Третья картина Кнауса на выставке — это обед в саду мальчиков и девочек, в костюмах маркизов и маркиз, передразнивающих все галантерейные привычки старших; эта картина, тоже довольно известная, гораздо менее интересна и гораздо слабее предыдущих двух.
Товарищ Кнауса по Дюссельдорфу, по роду живописи, по славе и по общей любви — Вотье. Он собственно швейцарец, и даже в большинстве случаев берет сюжеты швейцарские, но так давно живет в Дюссельдорфе и так свыкся с дюссельдорфской школой, что всего вернее должен быть отнесен к ней. Вотье во многом схож с Кнаусом: это почти одно и то же направление; естественное, простое и далекое от всего ходульного направление, всего чаще обращающееся за сюжетами к народной жизни низших классов, но только с той разницей, что Вотье гораздо слабее, холоднее и слаще Кнауса, а иной раз наклонен и к сентиментальности. Что же касается колорита, то Вотье тоже далеко уступает своему приятелю и товарищу: колорит у него серовато-голубоват и мутен и никогда еще не представлял ничего сколько-нибудь сильного.

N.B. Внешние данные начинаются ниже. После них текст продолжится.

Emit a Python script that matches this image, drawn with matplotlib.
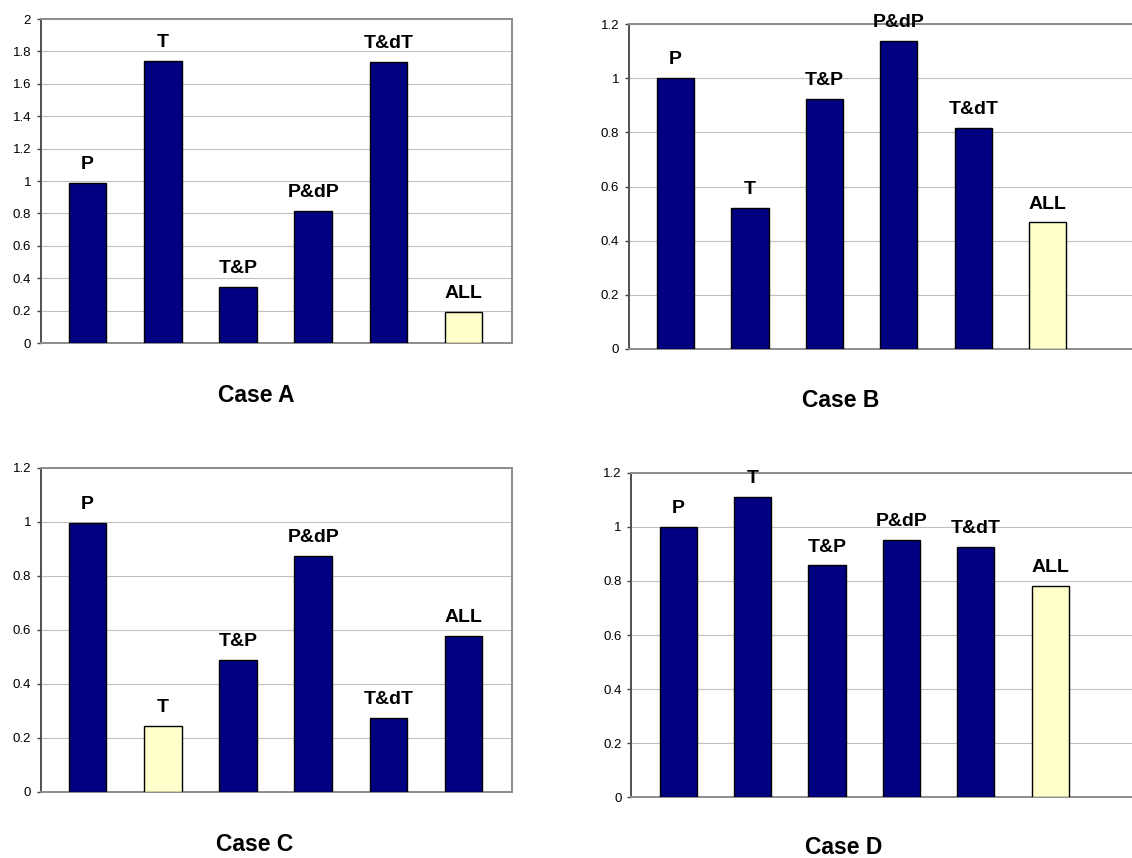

Доказательством всему этому может служить одна из самых капитальных картин его, выставленная нынче в Вене: «Похороны». Сюжет тот же, что у Кнауса; исполнение в многих подробностях сходится с подробностями той картины: тоже дворик и на нем ожидающая толпа, в то время как по коротенькой каменной лестнице черные люди в широкополых шляпах несут гроб; глубокое чувство разлито по всем лицам; выражение, быть может, еще глубже и интереснее, потому что речь на этот раз идет не о детях, а взрослые хоронят взрослого, и никто не балует, не шалит, не мерзнет, а все полны любви и чувства, каждый по-своему; однакоже, несмотря на все это, картина Кнауса оригинальнее и сильнее.